BDO is warning taxpayers who fail to file and pay by the 31 January deadline that they will face penalties as well as punitive interest rates on tax that remains unpaid after it is due.
Dawn Register, head of tax dispute resolution at BDO, said taxpayers who file and pay late this year might be in for a shock.
“In addition to late filing penalties and late payment penalties, which can quickly add up, the interest rate applied by HMRC for late payment is at its highest level in almost a decade and a half,” she said.
“If you are going to struggle to pay your bill on time, agreeing [to] a formal ‘time to pay’ arrangement with HMRC before the penalty is charged will mean as long as you stick to the instalment payments agreed, the penalty won’t be charged. However, interest will be applied.
“The current high interest rate for late payment can also apply to valid penalties not paid on time so this should provide some extra motivation for people to file and pay their tax promptly this year.”

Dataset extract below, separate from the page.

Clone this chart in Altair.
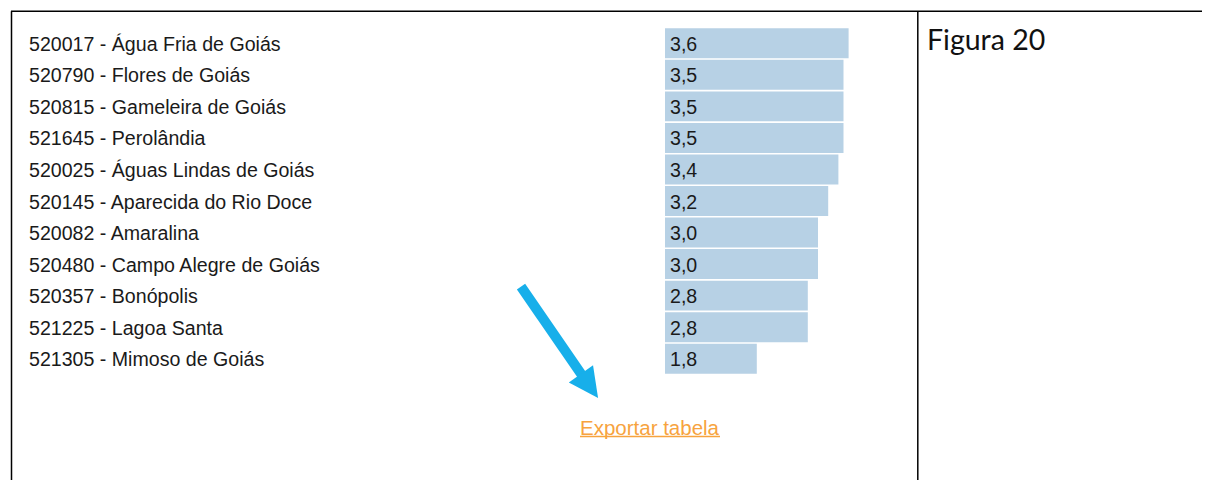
import altair as alt
import pandas as pd

names = [
    "520017 - Água Fria de Goiás",
    "520790 - Flores de Goiás",
    "520815 - Gameleira de Goiás",
    "521645 - Perolândia",
    "520025 - Águas Lindas de Goiás",
    "520145 - Aparecida do Rio Doce",
    "520082 - Amaralina",
    "520480 - Campo Alegre de Goiás",
    "520357 - Bonópolis",
    "521225 - Lagoa Santa",
    "521305 - Mimoso de Goiás",
]
values = [3.6, 3.5, 3.5, 3.5, 3.4, 3.2, 3.0, 3.0, 2.8, 2.8, 1.8]
value_labels = ["3,6", "3,5", "3,5", "3,5", "3,4", "3,2", "3,0", "3,0", "2,8", "2,8", "1,8"]

df = pd.DataFrame({"name": names, "value": values, "label": value_labels})

W, H = 1194, 472

xscale = alt.Scale(domain=[0, 4], range=[657, 657 + 204])
yscale = alt.Scale(domain=names, range=[19.5, 366.5], paddingInner=0.05, paddingOuter=0.025)

base = alt.Chart(df)

bars = base.mark_bar(color="#B7D1E5", cornerRadius=0).encode(
    x=alt.X("value:Q", scale=xscale, axis=None),
    y=alt.Y("name:N", scale=yscale, axis=None, sort=names),
)

FONT = "Liberation Sans"

name_text = base.mark_text(align="left", baseline="middle", font=FONT, fontSize=19.6, color="#1a1a1a", dy=1.5).encode(
    x=alt.value(21),
    y=alt.Y("name:N", scale=yscale, axis=None, sort=names),
    text="name:N",
)

val_text = base.mark_text(align="left", baseline="middle", font=FONT, fontSize=19.6, color="#1a1a1a", dy=1.5).encode(
    x=alt.value(662),
    y=alt.Y("name:N", scale=yscale, axis=None, sort=names),
    text="label:N",
)

one = alt.Data(values=[{}])

def rule(x, y, x2, y2, color="#000000", width=1.5, cap="butt"):
    return alt.Chart(one).mark_rule(color=color, strokeWidth=width, strokeCap=cap).encode(
        x=alt.value(x), y=alt.value(y), x2=alt.value(x2), y2=alt.value(y2)
    )

border_top = rule(3, 3.3, W, 3.3)
border_left = rule(3.5, 3.3, 3.5, H)
border_mid = rule(909.8, 3.3, 909.8, H)

arrow_shaft = rule(513, 278.7, 573.5, 366.5, color="#17AFEA", width=10)
arrow_head = alt.Chart(one).mark_point(
    shape="M-1,-1L1,-1L0,1Z", filled=True, fill="#17AFEA", stroke=None, opacity=1,
    size=880, angle=324.7,
).encode(x=alt.value(581.5), y=alt.value(378))

export_text = alt.Chart(one).mark_text(
    align="left", baseline="alphabetic", font=FONT, fontSize=20.5, color="#F7A33E"
).encode(x=alt.value(572), y=alt.value(426.5), text=alt.value("Exportar tabela"))
export_line = rule(572, 428.5, 712, 428.5, color="#F7A33E", width=1.5)

figura = alt.Chart(one).mark_text(
    align="left", baseline="alphabetic", font="Lato", fontSize=28.5, color="#111111"
).encode(x=alt.value(919), y=alt.value(42), text=alt.value("Figura 20"))

chart = alt.layer(
    bars, name_text, val_text,
    border_top, border_left, border_mid,
    arrow_shaft, arrow_head, export_text, export_line, figura,
).properties(
    width=W, height=H, autosize=alt.AutoSizeParams(type="none"), padding=0, background="#ffffff"
).configure_view(strokeWidth=0)

chart.save("out.html", embed_options={"renderer": "svg", "actions": False})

The HMRC announced that failing to submit a return by the filing date will incur an automatic £100 penalty. If the return is more than three months late, HMRC can impose a £10 daily penalty, with even higher penalties charged when the delay reaches six- and 12-month milestones.
In addition to late filing penalties, HMRC can impose late payment penalties equal to 5 per cent of the unpaid tax 30 days after the payment was due. A further 5 per cent of unpaid tax can apply six months after the payment was originally due and an additional 5 per cent of unpaid tax 12 months after the payment was originally due.

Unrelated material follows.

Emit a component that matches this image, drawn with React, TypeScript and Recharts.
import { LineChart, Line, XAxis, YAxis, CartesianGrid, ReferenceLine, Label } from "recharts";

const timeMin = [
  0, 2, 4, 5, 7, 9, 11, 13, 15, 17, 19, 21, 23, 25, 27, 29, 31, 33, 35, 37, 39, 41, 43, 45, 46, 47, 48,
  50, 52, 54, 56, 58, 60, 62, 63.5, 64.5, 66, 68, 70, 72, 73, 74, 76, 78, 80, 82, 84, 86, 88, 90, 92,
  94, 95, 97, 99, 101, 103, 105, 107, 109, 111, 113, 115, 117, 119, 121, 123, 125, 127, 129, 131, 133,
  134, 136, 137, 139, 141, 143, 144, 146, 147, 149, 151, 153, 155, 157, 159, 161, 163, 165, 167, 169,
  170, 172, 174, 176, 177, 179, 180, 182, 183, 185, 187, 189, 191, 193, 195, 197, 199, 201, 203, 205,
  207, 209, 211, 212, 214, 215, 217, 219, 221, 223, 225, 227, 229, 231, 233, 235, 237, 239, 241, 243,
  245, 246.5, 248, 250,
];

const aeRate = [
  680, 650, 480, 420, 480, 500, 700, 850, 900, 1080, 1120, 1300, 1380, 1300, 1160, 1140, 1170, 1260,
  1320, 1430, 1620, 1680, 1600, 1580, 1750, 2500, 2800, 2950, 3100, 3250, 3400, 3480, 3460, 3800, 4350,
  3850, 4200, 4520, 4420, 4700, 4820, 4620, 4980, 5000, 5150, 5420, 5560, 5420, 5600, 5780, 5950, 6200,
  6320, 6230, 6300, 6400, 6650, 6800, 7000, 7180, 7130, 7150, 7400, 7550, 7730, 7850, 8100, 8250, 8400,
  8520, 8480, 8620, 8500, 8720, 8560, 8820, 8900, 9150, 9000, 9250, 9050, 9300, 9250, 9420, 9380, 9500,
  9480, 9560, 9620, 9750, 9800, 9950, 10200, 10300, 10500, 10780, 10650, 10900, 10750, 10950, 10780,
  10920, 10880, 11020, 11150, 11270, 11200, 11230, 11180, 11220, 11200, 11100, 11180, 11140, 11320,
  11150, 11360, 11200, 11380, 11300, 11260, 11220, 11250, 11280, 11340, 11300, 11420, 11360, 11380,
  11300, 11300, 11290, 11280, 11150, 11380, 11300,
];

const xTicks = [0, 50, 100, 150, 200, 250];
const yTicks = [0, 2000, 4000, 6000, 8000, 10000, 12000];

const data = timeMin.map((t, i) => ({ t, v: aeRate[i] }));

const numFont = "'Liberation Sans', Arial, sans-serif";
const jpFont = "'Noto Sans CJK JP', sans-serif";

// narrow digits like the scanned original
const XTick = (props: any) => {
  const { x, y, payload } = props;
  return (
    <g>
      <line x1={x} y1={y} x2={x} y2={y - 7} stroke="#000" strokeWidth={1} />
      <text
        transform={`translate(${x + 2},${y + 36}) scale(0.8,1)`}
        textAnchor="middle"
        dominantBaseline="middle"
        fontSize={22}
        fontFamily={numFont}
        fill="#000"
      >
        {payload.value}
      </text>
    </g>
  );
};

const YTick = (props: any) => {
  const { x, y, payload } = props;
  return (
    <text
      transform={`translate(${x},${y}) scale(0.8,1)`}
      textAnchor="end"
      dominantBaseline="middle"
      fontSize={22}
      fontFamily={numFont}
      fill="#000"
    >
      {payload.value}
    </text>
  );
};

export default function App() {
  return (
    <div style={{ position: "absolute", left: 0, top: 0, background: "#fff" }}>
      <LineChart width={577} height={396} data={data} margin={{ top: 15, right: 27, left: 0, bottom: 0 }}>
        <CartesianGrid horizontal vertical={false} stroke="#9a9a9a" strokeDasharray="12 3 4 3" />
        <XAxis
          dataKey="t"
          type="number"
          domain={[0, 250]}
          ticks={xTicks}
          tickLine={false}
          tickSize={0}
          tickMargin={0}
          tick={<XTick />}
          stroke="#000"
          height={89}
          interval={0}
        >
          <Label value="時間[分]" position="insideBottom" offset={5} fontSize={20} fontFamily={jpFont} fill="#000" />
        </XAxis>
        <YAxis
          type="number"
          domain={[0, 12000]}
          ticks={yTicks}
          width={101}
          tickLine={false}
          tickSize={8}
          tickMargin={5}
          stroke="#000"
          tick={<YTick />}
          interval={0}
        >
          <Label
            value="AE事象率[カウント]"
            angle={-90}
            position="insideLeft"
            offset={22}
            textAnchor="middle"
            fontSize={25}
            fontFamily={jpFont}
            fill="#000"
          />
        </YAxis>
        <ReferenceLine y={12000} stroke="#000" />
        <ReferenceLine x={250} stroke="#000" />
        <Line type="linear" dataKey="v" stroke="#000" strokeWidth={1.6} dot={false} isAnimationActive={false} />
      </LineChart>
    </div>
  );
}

Late payment interest is set at base rate plus 2.5 per cent. From 6 January 2023, the rate rises to 6 per cent. This compares to a rate of just 2.75 per cent in January 2022. The last time the rate rose above this level was in November 2008, when the rate reached 6.5 per cent.
A taxpayer who files their return and owes £30,000 on 31 January 2023 but does not pay the tax and the late payment penalty until 1 June 2023 will find their total bill has risen to just over £32,100 — and they will be paying just under £300 more interest to HMRC than the same tax debt paid late in 2022 would have cost them.